How election reverberates beyond Iraq

Both Iraqi unity and global engagement may get a boost.

Of all the questions posed by Iraq's elections, one of the most important appears to have been definitely answered: The Iraqi people want the right to govern themselves, and they're willing to make great sacrifices for it.

While doubts about their fervor for the creation of a new country abounded before the election, the sight of millions of Iraqis casting ballots - some giving their lives to do so - has sent a powerful message likely to reverberate in Iraq and beyond:

• It will buttress the forces within the country favoring a united Iraq - from nervous police recruits to minorities clamoring for a voice in writing a national constitution. It should also encourage follow-through on calls for national reconciliation, in a country that remains divided along religious and ethnic lines.

• It will give the US more leverage in trying to engage the Europeans and United Nations more fully in rebuilding the country.

• It is likely to prompt further handwringing by Iraq's neighbors, which were already frightened by the instability they saw in the country.

While the election could help quell some of the unrest,

deeper concerns exist among authoritarian regimes nearby about the sight of Iraqis risking their lives to begin taking governance into their own hands.

When added to the forward movement taking place between Israelis and Palestinians, the Iraqi elections at the very least create a dynamism that will further stir up a region that remains one of the biggest tension points in the world.

"Arab states are deeply anxious about what they see happening in Iraq, and Sunday's election will only add to that, if in quite different ways," says Fawaz Gerges, a Middle East expert at Sarah Lawrence College in Bronxville, N.Y. "They are terrified by instability in Iraq and how it could spill over borders. But now they are also terrified by the Iranian factor in the rise of Iraqi Shia political force, and they are terrified by the big lesson that the spreading of democracy and the 'ending of tyranny,' as President Bush has called for, could be furthered if not actually achieved."

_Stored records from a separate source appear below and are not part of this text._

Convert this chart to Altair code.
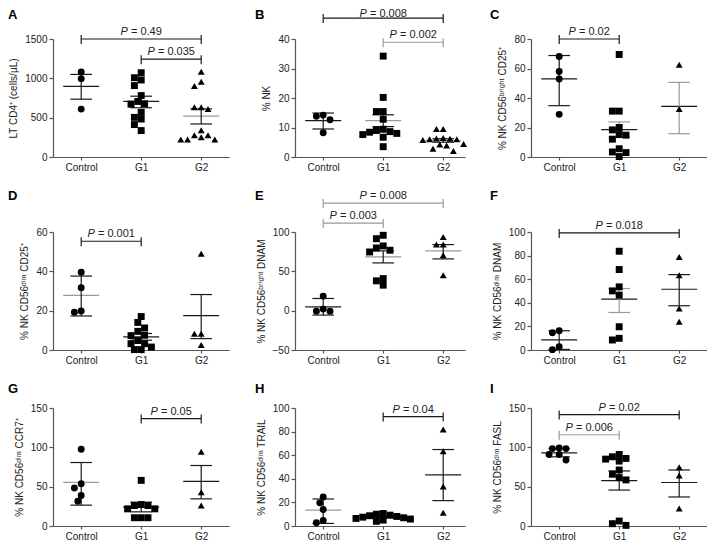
import json
import altair as alt
import pandas as pd

GROUPS = ["Control", "G1", "G2"]
SHAPES = ["circle", "square", "triangle-up"]

# A  LT CD4+
A_CONTROL = [1080, 996, 609]
A_G1 = [1071, 1008, 979, 908, 781, 706, 677, 672, 567, 504, 483, 412, 336]
A_G2 = [1084, 958, 903, 634, 609, 634, 340, 277, 252, 223, 223, 223, 277]
A_MEAN = [899, 706, 520]
A_LO = [735, 626, 420]
A_HI = [1050, 773, 612]
A_PAIRS = [("Control", "G2"), ("G1", "G2")]
A_PLEV = [1500, 1244]
A_PVAL = ["0.49", "0.035"]

# B  % NK
B_CONTROL = [13.8, 12.6, 14.2, 8.2]
B_G1 = [34.2, 20.2, 15.4, 15.4, 12.8, 9.4, 9.0, 8.6, 8.4, 8.0, 7.6, 6.7, 3.5]
B_G2 = [9.5, 9.5, 6.4, 6.2, 6.0, 5.8, 6.0, 6.3, 4.4, 3.9, 4.2, 2.8, 2.0]
B_MEAN = [12.3, 12.3, 5.6]
B_LO = [9.5, 10.3, 5.0]
B_HI = [14.9, 14.3, 6.2]
B_PAIRS = [("Control", "G2"), ("G1", "G2")]
B_PLEV = [47.1, 38.9]
B_PVAL = ["0.008", "0.002"]

# C  CD56bright CD25+
C_CONTROL = [68.1, 58.0, 52.9, 28.9]
C_G1 = [69.5, 31.1, 31.1, 20.0, 18.4, 15.2, 14.8, 12.1, 5.6, 3.4, 3.0, 0.3]
C_G2 = [62.5, 32.5]
C_MEAN = [53.0, 18.6, 34.3]
C_LO = [34.8, 13.5, 15.8]
C_HI = [68.8, 23.8, 50.6]
C_PAIRS = [("Control", "G1")]
C_PLEV = [80]
C_PVAL = ["0.02"]

# D  CD56dim CD25+
D_CONTROL = [39.5, 31.7, 19.2, 19.8]
D_G1 = [17, 14, 11.2, 9.5, 7.5, 7.3, 4.8, 3.2, 3.2, 1.5, 0.2, 0.2]
D_G2 = [49, 8.2, 8.2, 2.5]
D_MEAN = [27.8, 6.7, 17.5]
D_LO = [17.3, 5.0, 5.8]
D_HI = [37.6, 8.4, 28.2]
D_PAIRS = [("Control", "G1")]
D_PLEV = [55.3]
D_PVAL = ["0.001"]

# E  CD56bright DNAM
E_CONTROL = [18.5, 2.0, -0.6, -0.6]
E_G1 = [95.8, 91.5, 82.3, 76.8, 74.6, 79.7, 40.8, 37.9, 32.4]
E_G2 = [93.7, 84, 84, 70.4, 45.1]
E_MEAN = [4.9, 68.3, 75.9]
E_LO = [-5.6, 60.7, 65.8]
E_HI = [15.5, 76.0, 84.0]
E_PAIRS = [("Control", "G2"), ("Control", "G1")]
E_PLEV = [136.8, 111.4]
E_PVAL = ["0.008", "0.003"]

# F  CD56dim DNAM
F_CONTROL = [16.3, 14.6, 2.8, 0.3]
F_G1 = [83.7, 68.2, 53.5, 50.1, 46.5, 19.7, 8.5, 9.9]
F_G2 = [78.9, 63.4, 35.2, 23.9]
F_MEAN = [8.5, 43.1, 51.5]
F_LO = [0.5, 31.8, 37.5]
F_HI = [16.3, 52.1, 63.9]
F_PAIRS = [("Control", "G2")]
F_PLEV = [99.2]
F_PVAL = ["0.018"]

# G  CD56dim CCR7+
G_CONTROL = [97.5, 53.8, 48.3, 38.7, 31.5]
G_G1 = [58, 26, 26, 27.3, 21.8, 21.8, 10.5, 10.5, 10.5]
G_G2 = [94.5, 42.9, 26]
G_MEAN = [55.5, 24.0, 56.7]
G_LO = [26.5, 18.0, 34.5]
G_HI = [80.7, 30.3, 76.9]
G_PAIRS = [("G1", "G2")]
G_PLEV = [136.6]
G_PVAL = ["0.05"]

# H  CD56dim TRAIL
H_CONTROL = [24.6, 19.6, 14.0, 4.7, 2.8]
H_G1 = [10.6, 10.0, 9.2, 8.7, 8.1, 7.5, 7.0, 6.4, 5.9, 5.0, 4.0]
H_G2 = [81.8, 63.4, 33.5, 11.2]
H_MEAN = [13.4, 7.8, 43.3]
H_LO = [2.2, 7.0, 21.5]
H_HI = [22.9, 8.6, 64.8]
H_PAIRS = [("G1", "G2")]
H_PLEV = [92.7]
H_PVAL = ["0.04"]

# I  CD56dim FASL
I_CONTROL = [99.3, 98.4, 98.4, 90.9, 90.9, 83.8]
I_G1 = [88, 85, 82.5, 85.9, 90.9, 71.2, 65.8, 61.5, 58.6, 6.3, 0.8, 2.9]
I_G2 = [74.6, 64.1, 22.2]
I_MEAN = [93.0, 57.8, 55.3]
I_LO = [88.0, 45.7, 36.9]
I_HI = [98.5, 70.0, 71.2]
I_PAIRS = [("Control", "G2"), ("Control", "G1")]
I_PLEV = [141.6, 116]
I_PVAL = ["0.02", "0.006"]

PANELS = [
    dict(letter="A", title="LT CD4⁺ (cells/µL)", dom=[0, 1500], ticks=[0, 500, 1000, 1500],
         pts=[A_CONTROL, A_G1, A_G2], mean=A_MEAN, lo=A_LO, hi=A_HI,
         pairs=A_PAIRS, plev=A_PLEV, pval=A_PVAL),
    dict(letter="B", title="% NK", dom=[0, 40], ticks=[0, 10, 20, 30, 40],
         pts=[B_CONTROL, B_G1, B_G2], mean=B_MEAN, lo=B_LO, hi=B_HI,
         pairs=B_PAIRS, plev=B_PLEV, pval=B_PVAL),
    dict(letter="C", title="% NK CD56ᵇʳⁱᵍʰᵗ CD25⁺", dom=[0, 80], ticks=[0, 20, 40, 60, 80],
         pts=[C_CONTROL, C_G1, C_G2], mean=C_MEAN, lo=C_LO, hi=C_HI,
         pairs=C_PAIRS, plev=C_PLEV, pval=C_PVAL),
    dict(letter="D", title="% NK CD56ᵈⁱᵐ CD25⁺", dom=[0, 60], ticks=[0, 20, 40, 60],
         pts=[D_CONTROL, D_G1, D_G2], mean=D_MEAN, lo=D_LO, hi=D_HI,
         pairs=D_PAIRS, plev=D_PLEV, pval=D_PVAL),
    dict(letter="E", title="% NK CD56ᵇʳⁱᵍʰᵗ DNAM", dom=[-50, 100], ticks=[-50, 0, 50, 100],
         pts=[E_CONTROL, E_G1, E_G2], mean=E_MEAN, lo=E_LO, hi=E_HI,
         pairs=E_PAIRS, plev=E_PLEV, pval=E_PVAL),
    dict(letter="F", title="% NK CD56ᵈⁱᵐ DNAM", dom=[0, 100], ticks=[0, 20, 40, 60, 80, 100],
         pts=[F_CONTROL, F_G1, F_G2], mean=F_MEAN, lo=F_LO, hi=F_HI,
         pairs=F_PAIRS, plev=F_PLEV, pval=F_PVAL),
    dict(letter="G", title="% NK CD56ᵈⁱᵐ CCR7⁺", dom=[0, 150], ticks=[0, 50, 100, 150],
         pts=[G_CONTROL, G_G1, G_G2], mean=G_MEAN, lo=G_LO, hi=G_HI,
         pairs=G_PAIRS, plev=G_PLEV, pval=G_PVAL),
    dict(letter="H", title="% NK CD56ᵈⁱᵐ TRAIL", dom=[0, 100], ticks=[0, 20, 40, 60, 80, 100],
         pts=[H_CONTROL, H_G1, H_G2], mean=H_MEAN, lo=H_LO, hi=H_HI,
         pairs=H_PAIRS, plev=H_PLEV, pval=H_PVAL),
    dict(letter="I", title="% NK CD56ᵈⁱᵐ FASL", dom=[0, 150], ticks=[0, 50, 100, 150],
         pts=[I_CONTROL, I_G1, I_G2], mean=I_MEAN, lo=I_LO, hi=I_HI,
         pairs=I_PAIRS, plev=I_PLEV, pval=I_PVAL),
]

# styling: k = black, g = grey (mean line / error bar / brackets), tdy = label lift
K, G = "#1a1a1a", "#9a9a9a"
STYLE = {
    "A": dict(mc=[K, K, G], bc=[K, K, K], br=[K, K], tdy=[-4, -4]),
    "B": dict(mc=[K, G, G], bc=[K, K, K], br=[K, G], tdy=[-1, -4]),
    "C": dict(mc=[K, K, K], bc=[K, G, G], br=[K], tdy=[-4]),
    "D": dict(mc=[G, K, K], bc=[K, K, K], br=[K], tdy=[-4]),
    "E": dict(mc=[K, G, G], bc=[K, K, K], br=[G, G], tdy=[-4, -4]),
    "F": dict(mc=[K, K, K], bc=[K, G, K], br=[K], tdy=[-4]),
    "G": dict(mc=[G, K, K], bc=[K, K, K], br=[K], tdy=[-4]),
    "H": dict(mc=[G, K, K], bc=[K, K, K], br=[K], tdy=[-4]),
    "I": dict(mc=[K, K, K], bc=[K, K, K], br=[K, G], tdy=[-4, -4]),
}

FONT = "Liberation Sans"
COL_W = [176, 170, 176]
PLOT_H = 118
PX_X = 60.0          # pixels per category step
X0 = -0.47
MEAN_HW, CAP_HW = 0.3, 0.18
LETTER_DX = [-45, -40, -41]
LETTER_DY = [-24, -36, -19]
CHAR_W = {"=": 0.584, " ": 0.278, ".": 0.278}


def swarm(vals, ppu, d=6.8):
    # simple beeswarm: place each point at the closest free horizontal slot
    cands = [0.0]
    for k in range(1, 16):
        cands += [-k * d / 2, k * d / 2]
    placed, out = [], [0.0] * len(vals)
    for i in sorted(range(len(vals)), key=lambda j: -vals[j]):
        y = vals[i] * ppu
        for c in cands:
            if all((c - px) ** 2 + (y - py) ** 2 >= (0.97 * d) ** 2 for px, py in placed):
                break
        placed.append((c, y))
        out[i] = c
    return out


def text_w(s, size=11):
    return sum(CHAR_W.get(ch, 0.556) for ch in s) * size


def panel(p, col, row):
    st = STYLE[p["letter"]]
    w = COL_W[col]
    xs = alt.Scale(domain=[X0, X0 + w / PX_X], nice=False, zero=False)
    ys = alt.Scale(domain=p["dom"], nice=False, zero=False)
    xax = alt.Axis(values=[0, 1, 2], labelExpr=json.dumps(GROUPS) + "[datum.value]",
                   title=None, grid=False)
    yax = alt.Axis(values=p["ticks"], title=p["title"], grid=False, format="d")
    ppu = PLOT_H / (p["dom"][1] - p["dom"][0])

    def X(f):
        return alt.X(f, type="quantitative", scale=xs, axis=xax)

    def Y(f):
        return alt.Y(f, type="quantitative", scale=ys, axis=yax)

    rows = []
    for gi, vals in enumerate(p["pts"]):
        for v, o in zip(vals, swarm(vals, ppu)):
            rows.append({"x": gi + o / PX_X, "v": v, "grp": GROUPS[gi]})
    pts = alt.Chart(pd.DataFrame(rows)).mark_point(
        filled=True, opacity=1, size=48, color="#000"
    ).encode(
        X("x"), Y("v"),
        shape=alt.Shape("grp:N", scale=alt.Scale(domain=GROUPS, range=SHAPES), legend=None),
    )

    stats = pd.DataFrame({
        "x": [0, 1, 2], "mean": p["mean"], "lo": p["lo"], "hi": p["hi"],
        "mc": st["mc"], "bc": st["bc"],
    })
    stats["ml"] = stats["x"] - MEAN_HW
    stats["mr"] = stats["x"] + MEAN_HW
    stats["cl"] = stats["x"] - CAP_HW
    stats["cr"] = stats["x"] + CAP_HW
    base = alt.Chart(stats)
    mean = base.mark_rule(strokeWidth=1.2).encode(
        X("ml"), x2="mr", y=Y("mean"), color=alt.Color("mc:N", scale=None))
    vert = base.mark_rule(strokeWidth=1.2).encode(
        X("x"), Y("lo"), y2="hi", color=alt.Color("bc:N", scale=None))
    cap_hi = base.mark_rule(strokeWidth=1.2).encode(
        X("cl"), x2="cr", y=Y("hi"), color=alt.Color("bc:N", scale=None))
    cap_lo = base.mark_rule(strokeWidth=1.2).encode(
        X("cl"), x2="cr", y=Y("lo"), color=alt.Color("bc:N", scale=None))

    layers = [mean, vert, cap_hi, cap_lo]

    brk, ends = [], []
    for (ga, gb), lev, val, c, tdy in zip(p["pairs"], p["plev"], p["pval"], st["br"], st["tdy"]):
        a, b = GROUPS.index(ga), GROUPS.index(gb)
        brk.append({"a": a, "b": b, "lev": lev, "c": c})
        ends += [{"e": a, "lev": lev, "c": c}, {"e": b, "lev": lev, "c": c}]
        rest = "= " + val
        wp, ws = 7.3, 3.1
        tot = wp + ws + text_w(rest)
        tdf = pd.DataFrame({"mid": [(a + b) / 2], "lev": [lev], "t": [rest]})
        layers.append(alt.Chart(tdf).mark_text(
            text="P", fontStyle="italic", align="left", baseline="alphabetic",
            dx=-tot / 2, dy=tdy, font=FONT, fontSize=11, color="#222",
        ).encode(X("mid"), Y("lev")))
        layers.append(alt.Chart(tdf).mark_text(
            align="left", baseline="alphabetic", dx=-tot / 2 + wp + ws, dy=tdy,
            font=FONT, fontSize=11, color="#222",
        ).encode(X("mid"), Y("lev"), text="t:N"))
    layers.append(alt.Chart(pd.DataFrame(brk)).mark_rule(strokeWidth=1.2).encode(
        X("a"), x2="b", y=Y("lev"), color=alt.Color("c:N", scale=None)))
    layers.append(alt.Chart(pd.DataFrame(ends)).mark_rule(
        strokeWidth=1.2, yOffset=-4, y2Offset=5
    ).encode(X("e"), Y("lev"), y2="lev", color=alt.Color("c:N", scale=None)))

    letter = alt.Chart(alt.Data(values=[{"k": 1}])).mark_text(
        text=p["letter"], font=FONT, fontWeight="bold", fontSize=13,
        align="left", baseline="middle", color="#000",
    ).encode(x=alt.value(LETTER_DX[col]), y=alt.value(LETTER_DY[row]))

    layers += [pts, letter]
    return alt.layer(*layers).properties(width=w, height=PLOT_H)


grid_rows = []
for r in range(3):
    grid_rows.append(alt.hconcat(
        *[panel(PANELS[r * 3 + c], c, r) for c in range(3)],
        spacing=66, bounds="flush",
    ))

chart = alt.vconcat(*grid_rows, spacing=18, padding=0).configure_view(
    stroke=None
).configure_axis(
    grid=False, domainColor="#555", domainWidth=1.2, tickColor="#555", tickWidth=1.2,
    tickSize=4, labelFont=FONT, labelFontSize=10, labelColor="#222", labelPadding=2,
    titleFont=FONT, titleFontSize=10, titleFontWeight="normal", titleColor="#222",
    titlePadding=6,
).configure_axisX(tickSize=3, labelPadding=2)

chart.save("out.html", embed_options={"renderer": "svg", "actions": False})
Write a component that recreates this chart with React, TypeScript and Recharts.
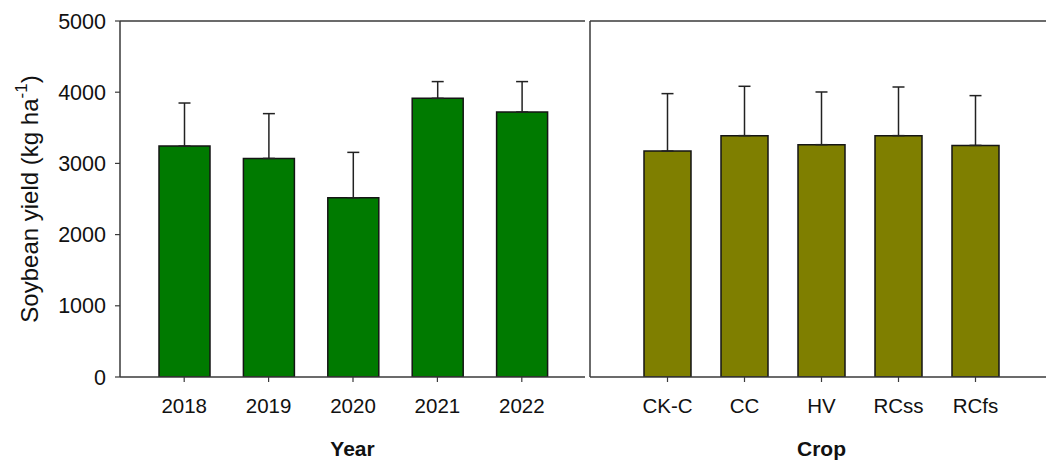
import React from 'react';
import {
  BarChart,
  Bar,
  XAxis,
  YAxis,
  ErrorBar,
  ReferenceLine,
} from 'recharts';

// soybean yield by year (mean and upper standard error)
const years = ['2018', '2019', '2020', '2021', '2022'];
const yearYield = [3243, 3070, 2517, 3914, 3722];
const yearSE = [605, 629, 638, 235, 427];

// soybean yield by cover crop treatment
const crops = ['CK-C', 'CC', 'HV', 'RCss', 'RCfs'];
const cropYield = [3173, 3390, 3263, 3390, 3253];
const cropSE = [807, 693, 740, 683, 699];

const yTicks = [0, 1000, 2000, 3000, 4000, 5000];

const FONT = '"Liberation Sans", Arial, sans-serif';
const AXIS = '#3a3a3a';
const xTickStyle = { fill: '#111', fontSize: 20.5, fontFamily: FONT };
const yTickStyle = { fill: '#111', fontSize: 21.5, fontFamily: FONT };
const titleStyle = { fill: '#111', fontSize: 21, fontWeight: 700, fontFamily: FONT };

const yearData = years.map((name, i) => ({ name, yield: yearYield[i], err: [0, yearSE[i]] }));
const cropData = crops.map((name, i) => ({ name, yield: cropYield[i], err: [0, cropSE[i]] }));

const YieldLabel = ({ viewBox }: any) => {
  const cy = viewBox.y + viewBox.height / 2;
  return (
    <text
      transform={`translate(38, ${cy}) rotate(-90)`}
      textAnchor="middle"
      fontSize={24}
      fontFamily={FONT}
      fill="#111"
    >
      Soybean yield (kg ha
      <tspan dy={-11} fontSize={17}>-1</tspan>
      <tspan dy={11}>)</tspan>
    </text>
  );
};

export default function App() {
  return (
    <div
      style={{
        position: 'absolute',
        left: 0,
        top: 0,
        width: 1046,
        height: 460,
        overflow: 'hidden',
        background: '#fff',
      }}
    >
      <div style={{ position: 'absolute', left: 0, top: 0 }}>
        <BarChart
          width={586}
          height={460}
          data={yearData}
          margin={{ top: 21, right: 1, bottom: 0, left: 0 }}
        >
          <XAxis
            dataKey="name"
            height={83}
            padding={{ left: 22, right: 21 }}
            axisLine={{ stroke: AXIS, strokeWidth: 1.5 }}
            tickLine={{ stroke: AXIS, strokeWidth: 1.2 }}
            tickSize={5}
            tickMargin={16}
            tick={xTickStyle}
            label={{ value: 'Year', position: 'insideBottom', offset: 4, style: titleStyle }}
          />
          <YAxis
            width={120}
            domain={[0, 5000]}
            ticks={yTicks}
            allowDataOverflow
            axisLine={{ stroke: AXIS, strokeWidth: 1.5 }}
            tickLine={{ stroke: AXIS, strokeWidth: 1.2 }}
            tickSize={5}
            tickMargin={9}
            tick={yTickStyle}
            label={<YieldLabel />}
          />
          <YAxis
            yAxisId="frame"
            orientation="right"
            width={0}
            domain={[0, 5000]}
            tick={false}
            tickLine={false}
            axisLine={{ stroke: AXIS, strokeWidth: 1.5 }}
          />
          <ReferenceLine y={5000} stroke={AXIS} strokeWidth={1.5} />
          <Bar
            dataKey="yield"
            fill="#007a00"
            stroke="#151515"
            strokeWidth={1.5}
            barSize={51}
            isAnimationActive={false}
          >
            <ErrorBar dataKey="err" width={6} stroke="#222" strokeWidth={1.5} />
          </Bar>
        </BarChart>
      </div>

      <div style={{ position: 'absolute', left: 470, top: 0 }}>
        <BarChart
          width={583}
          height={460}
          data={cropData}
          margin={{ top: 21, right: 0, bottom: 0, left: 0 }}
        >
          <XAxis
            dataKey="name"
            height={83}
            padding={{ left: 39, right: 39 }}
            axisLine={{ stroke: AXIS, strokeWidth: 1.5 }}
            tickLine={{ stroke: AXIS, strokeWidth: 1.2 }}
            tickSize={5}
            tickMargin={16}
            tick={xTickStyle}
            label={{ value: 'Crop', position: 'insideBottom', offset: 4, style: titleStyle }}
          />
          <YAxis
            width={120}
            domain={[0, 5000]}
            ticks={yTicks}
            allowDataOverflow
            axisLine={{ stroke: AXIS, strokeWidth: 1.5 }}
            tickLine={{ stroke: '#888', strokeWidth: 1 }}
            tickSize={5}
            tick={false}
          />
          <ReferenceLine y={5000} stroke={AXIS} strokeWidth={1.5} />
          <Bar
            dataKey="yield"
            fill="#7f7f00"
            stroke="#151515"
            strokeWidth={1.5}
            barSize={47}
            isAnimationActive={false}
          >
            <ErrorBar dataKey="err" width={6} stroke="#222" strokeWidth={1.5} />
          </Bar>
        </BarChart>
      </div>
    </div>
  );
}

"It is," he adds, "a time of great anxiety for some of Washington's closest allies in the region, as well as for more troublesome regimes."

According to Mr. Gerges, the elections delt "one of the heaviest setbacks" to the Iraqi insurgency. "For them, this is a major strategic reversal," he says. The irony is that this point may end up largely lost on both governments and populations in the region as they focus more on the implications of the American role in Iraq. "The dilemma for Arab civil society is that they don't want democracy that appears to be imposed at the end of an American gun," he says.

Yet the elections were first about Iraq, and about Iraqis' vision of their past and future, some analysts say. "Iraqis proved they really wanted this, but by voting they were saying different things," says Judith Yaphe, a Middle East expert at the National Defense University. "This was about putting the Saddam regime to bed forever: That's why we saw so much celebration. This was very much a validation of regime change."

But the former CIA Middle East specialist says the vote was also about the future. The election did not so much legitimize a new Iraqi government as open a door to a new government being seen as legitimate by the Iraqi people - something other leaders since the US invasion have not achieved.

"The new interim government will have to prove its legitimacy by establishing security on the streets, dealing with the insurgents, and creating jobs - not to mention establishing a different, more independent relationship with the Americans," she says. "Like with any government, performance in going to be the key."

In order to build on the blow dealt the insurgents and the momentum for national unity, the new government will have to work harder to bring all ethnic and religious groups into the governing process, experts say.

Despite Iraqi interim Prime Minister Iyad Allawi's call Monday for a national dialogue to ensure broad representation after the election, one concern remains how the minority Sunni population, which by all accounts voted in far fewer numbers than the Shiite majority, will react to the reality of a Shiite-dominated Iraq.

Anthony Cordesman, an Iraq specialist at the Center for Strategic and International Studies in Washington, notes in an e-mail that the election results are likely to overplay the weight of the Kurdish population in Iraq, while underrepresenting the Sunnis who did vote. He notes that a substantial number of polling places in Sunni areas did not open and that most Sunnis are spread out in large urban areas. The Kurds, for their part, are concentrated in their own region and are likely to have supported their own ethnic ticket.

The Sunni struggle to find a place as a minority in the new Iraq may have reverberations around the region. "The Shia awakening that Iraq's Sunni population is coming to terms with doesn't end at the border," says Ms. Yaphe. "The Shia of the entire Gulf are emboldened more than they already were by the Iraqi elections, and that is causing waves."